Around age two, it’s time to introduce consequences. But Pearlman says its crucial that parents not let punishments become sneaky ways for kids to grab more attention. “When a kid misbehaves they get all kinds of attention from us,” she says. “That in itself is reinforcing and more likely to make the behavior continue.” One alternative to timeout, the ultimate attention grabber, is simply ignoring your child for a short period of time. This makes timeouts less of the game that they’ve become – where kids attempt to win more attention by not facing the wall – and turns timeout into more of the hard reset it was always meant to be. Besides, ignoring is far more relaxing than yelling or policing.

The Four-Pronged Approach to Starting Discipline

  • Distract rather than discipline children under 2-years-old, whose attention can be easily redirected.
  • Wait to discipline a toddler until they’re also ready for potty-training.
  • Avoid harsh verbal discipline, such as yelling, swearing, and using insults, which can be harmful to a child’s development.
  • Create consequences to prevent actions from happening repeatedly, not to simply punish. Allow them to learn from mistakes.

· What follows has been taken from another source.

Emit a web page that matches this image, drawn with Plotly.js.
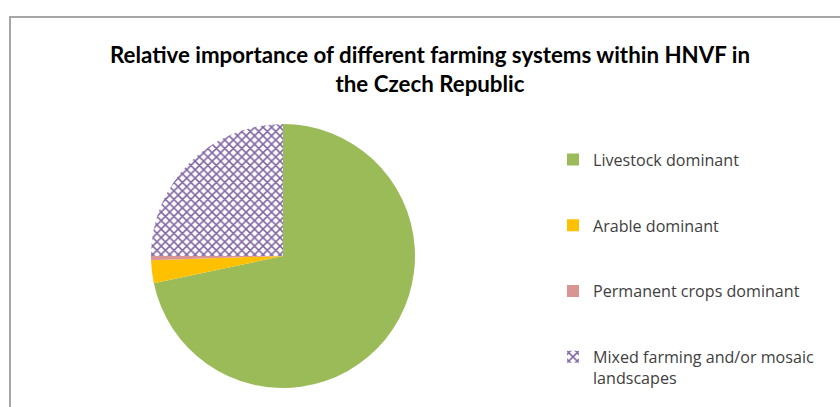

Once a child reaches school age, he or she is ready to process more substantial, real-world consequences, such as not getting to go outside for recess because they didn’t do their homework. They also become capable of empathy. The combination of these two factors mean that they are finally capable of learning from experience, not just parent-driven punishment. Learning from your own mistakes is always more effective, Pearlman says. “Kids can really feel the pain of their own consequences in age-appropriate doses, and that’s the absolute best solution for discipline.”

The bottom line is that if a kid isn’t learning from what a parent’s doing, it’s not technically discipline. And if your child is not developmentally ready for behavioral training, you’re just wasting your breath (and potentially causing long-term damage by yelling and punishing too harshly). In any case, no one learns and everyone has a bad time. So don’t think of it as abdicating your parental duties to curb misbehavior. Think of it as saving your strength for bigger battles.

And, seriously, let one-year-olds be one-year-olds.